Summary: An optimistic concurrency control mechanism that provides serializability with performance characteristics similar to snapshot isolation.

Sources: chapter7

Last updated: 2026-04-17


SSI is a relatively new algorithm (first described in 2008) that provides full serializability but has only a small performance penalty compared to snapshot isolation. It is used in databases like PostgreSQL (since version 9.1) and FoundationDB (source: chapter7).

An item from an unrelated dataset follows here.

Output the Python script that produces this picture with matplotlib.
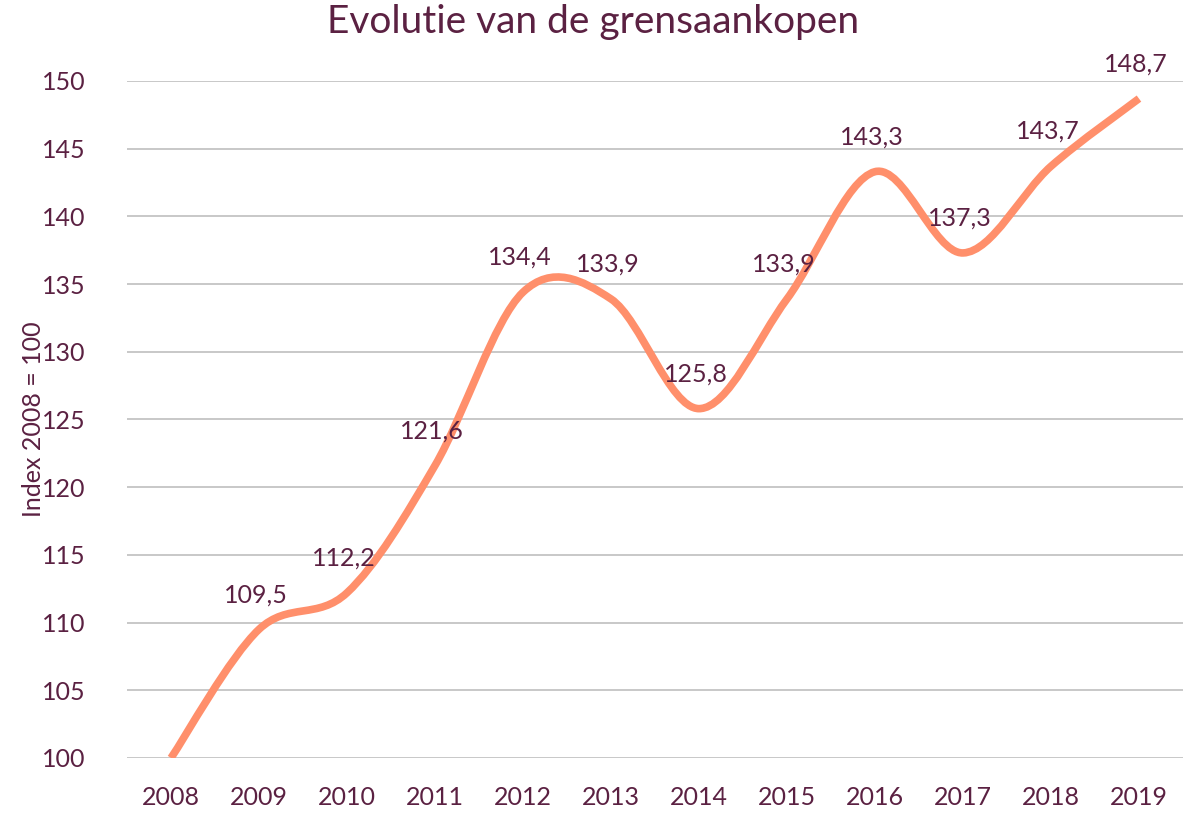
import numpy as np
import matplotlib.pyplot as plt
from matplotlib.path import Path
from matplotlib.patches import PathPatch

years = ['2008', '2009', '2010', '2011', '2012', '2013', '2014', '2015', '2016', '2017', '2018', '2019']
index = [100, 109.5, 112.2, 121.6, 134.4, 133.9, 125.8, 133.9, 143.3, 137.3, 143.7, 148.7]
labels = ['', '109,5', '112,2', '121,6', '134,4', '133,9', '125,8', '133,9', '143,3', '137,3', '143,7', '148,7']

txt = '#5b2142'
line_col = '#ff8f6b'

plt.rcParams['font.family'] = ['Lato', 'DejaVu Sans']

fig = plt.figure(figsize=(11.87, 8.13), dpi=100)
ax = fig.add_axes([0.107, 0.0677, 0.8896, 0.8327])

x = np.arange(len(years))
y = np.array(index, dtype=float)

# smooth line like excel (bezier through the points)
verts = [(x[0], y[0])]
codes = [Path.MOVETO]
n = len(x)
for i in range(n - 1):
    p0 = np.array([x[max(i - 1, 0)], y[max(i - 1, 0)]])
    p1 = np.array([x[i], y[i]])
    p2 = np.array([x[i + 1], y[i + 1]])
    p3 = np.array([x[min(i + 2, n - 1)], y[min(i + 2, n - 1)]])
    c1 = p1 + (p2 - p0) / 6
    c2 = p2 - (p3 - p1) / 6
    verts += [tuple(c1), tuple(c2), tuple(p2)]
    codes += [Path.CURVE4] * 3
ax.add_patch(PathPatch(Path(verts, codes), facecolor='none', edgecolor=line_col,
                       lw=5.5, capstyle='butt', joinstyle='round', zorder=3))

for xi, yi, lab in zip(x, y, labels):
    if lab:
        ax.annotate(lab, (xi, yi), xytext=(-2, 25), textcoords='offset points',
                    ha='center', va='center', fontsize=18, color=txt, zorder=4)

ax.set_xlim(-0.5, n - 0.5)
ax.set_ylim(100, 150)
ax.set_yticks(range(100, 151, 5))
ax.set_xticks(x)
ax.set_xticklabels(years)
ax.grid(axis='y', color='#bfbfbf', lw=1.2)
ax.set_axisbelow(True)
for s in ax.spines.values():
    s.set_visible(False)
ax.tick_params(length=0, labelsize=18, labelcolor=txt)
ax.tick_params(axis='x', pad=20)
ax.tick_params(axis='y', pad=30)
ax.set_ylabel('Index 2008 = 100', fontsize=18, color=txt)
ax.yaxis.set_label_coords(-0.078, 0.5)
fig.suptitle('Evolutie van de grensaankopen', fontsize=28, color=txt, x=0.5, y=0.995, va='top')

fig.savefig('out.png', dpi=100)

Pessimistic vs. Optimistic Concurrency Control

  • Two-Phase Locking (2PL) is pessimistic: it is based on the principle that if anything might possibly go wrong, it’s better to wait until the situation is safe again.
  • SSI is optimistic: it allows transactions to continue anyway, in the hope that everything will turn out all right. When a transaction wants to commit, the database checks whether anything bad happened (i.e., whether isolation was violated); if so, the transaction is aborted and has to be retried (source: chapter7).

Performance

Compared to 2PL, the big advantage of SSI is that one transaction doesn’t need to block waiting for locks held by another transaction. Like under snapshot isolation, readers don’t block writers, and vice versa. This makes query latency much more predictable and less variable (source: chapter7).